What is it?
It is a unit-linked insurance plan (Ulip) available for a fixed term of 10 years. In this plan, you need to pay the premiums only for the first five years.
What do you get?
You have two death benefit options to choose from: the first gives your beneficiary the higher of the sum assured and the fund value upon your death; the second gives both the fund value and the sum assured upon your death. The second option also has an in-built accidental death cover, where the sum assured doubles in case of death due to an accident. However, there is a charge for this in-built cover. The sum assured is fixed at 10 times the annual premium if you are between 18-44 years of age and seven times the annual premium if you are above 45 years of age.

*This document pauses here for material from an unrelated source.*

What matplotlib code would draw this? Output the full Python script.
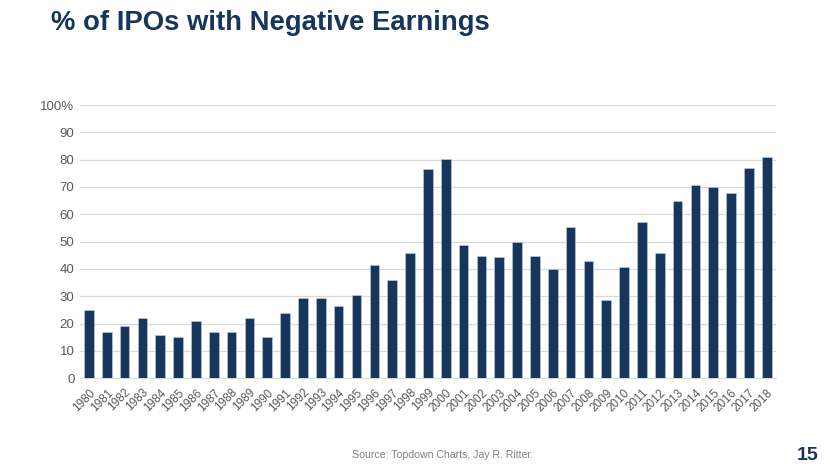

On maturity you get back the fund value. The policy also gives you a settlement option, where you can keep your corpus invested up to five years after maturity. You can withdraw a part of the corpus periodically or you can withdraw in lump sum. During this period, life cover is not available.
This policy has zero allocation charges. Policy allocation charge is the charge that gets deducted straight from the premium before any money is invested or buys you an insurance cover. Here the entire premium gets invested.

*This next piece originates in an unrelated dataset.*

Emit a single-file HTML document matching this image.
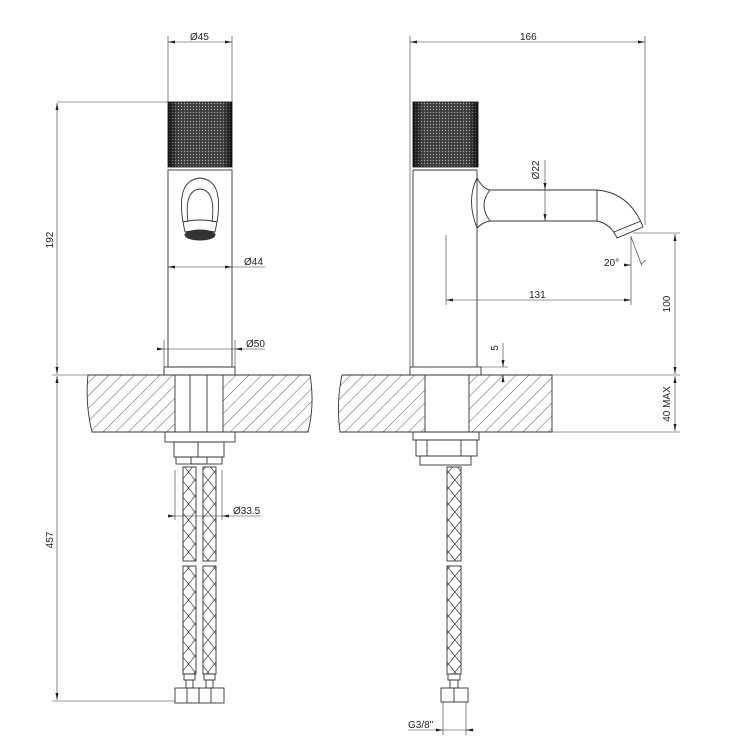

The policy administration charge is 0.5% of the annual premium and is capped at Rs 6,000 per annum. Because of this cap the effect of policy administration charge minimizes if you choose a higher premium.
Other charges in the policy drag the returns down. Let’s take an example of a 35-year-old paying an annual premium of Rs 10 lakh. The sum assured in this case will be Rs 1 crore. Assuming he chooses an equity fund and the fund grows at an assumed rate of 10%, under the death benefit option one, the policyholder will get a maturity corpus of Rs 92.98 lakh. This is a return of 7.98%. In the second option, the policyholder will get Rs 89.02 lakh or a return of 7.41%. But if you take a lower premium of say Rs 50,000 per annum, even the first option will generate a return of just 6.32%.
Mint money take
Since we recommend type II Ulips that offer both the fund value and the sum assured on death, we took the second option of this plan and compared it with a term plus mutual fund combination. Assuming the mutual fund charges a fund management charge of 2% per annum, the investor is better off buying a term plan. This example, however, doesn’t take into consideration the double sum assured benefit on account of accidental death.